Scotty...keep that thought from Tony close to you - because when you understand sovereign election - it is easy to maintain particular redemption.

Also, I don't think it's a hard balance with God's love for all of mankind - because Scripture declare's it over and over. God is constantly expressing love to man (Ps 145:9; Acts 17:28; Matt 5:45). His patience in withholding wrath and allowing mankind to enjoy the riches of His creation even in the height of obstinate rebellion is a great gesture of the infinite love of God. As it pertains to Christ the love of God is in the sending of His son. The very presence of the Son in the world as a means of salvation for those who believe and that the world was not abandoned to itself is the greatest gesture of love.

It's a misnomer to say that if Christ did not shed his blood to pay for the sins of all men then John 3:16 is not true. God's love is in the sending of the son through whom the world receives the great benefits of God's patience and kindness while the elect are being saved. Behold then the kindness and severity of God...

Jude 2-3,


ajcarter said...


That's a great word, my friend. Thanks for your comments. Also, thanks for agreeing to have Michael Leach and Keith Tolbert use a sample from one of ChristCentric's songs for their radio program. It should prove to be just what they need. May God continue to have favor upon the works of your hands (Ps. 90:17).

Anonymous said...


Bless you bro...thanks for the words of encouragement. Truly may the Lord establish the works of our (yours and "mines") hands...for by grace we are who we are and by grace we labor!
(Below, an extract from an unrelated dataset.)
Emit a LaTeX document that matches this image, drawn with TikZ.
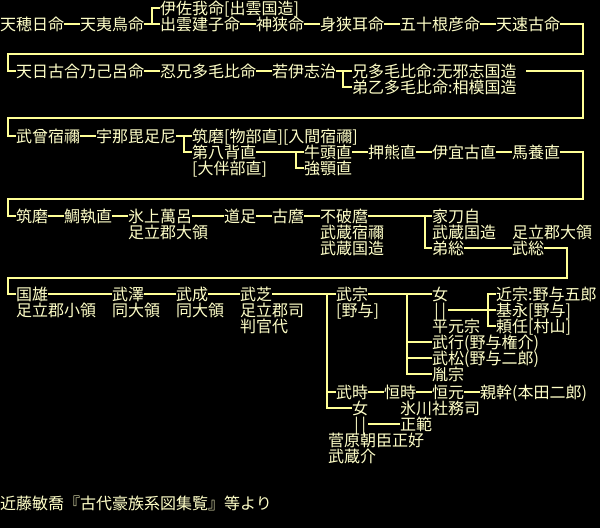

Thinking more about the love of God for the unbelieving (for Scotty) - I was reading Genesis this morning and was reminded of the love of God in the Noahic covenant. This was an "everlasting covenant between God and every living creature of all flesh that is on the earth." Earlier it says that the covenant was for "all future generations"...ohhh if we only understood the grace of God the world experiences daily...there wouldn't be the need to make the false claim that Christ died for all men particularly just to convince folks that God loves them. But, we can say in some sense (as I mentioned in last comment) that the love of God for all people was extended in the sending of Christ to the world.

To add - the extent of the atonement can even be implied from the difference in apostolic gospel preaching and popular contemporary gospel preaching. Particularly we see Paul appealing to the conscience of the Athenians with God's goodness in creation and maintaining their lives (Acts 17:28). The apostles never appealed to the extent of the atonement in their gospel preaching...ohhh if we would only get back to biblical gospel preaching!

Ok...I think I'm done preaching now!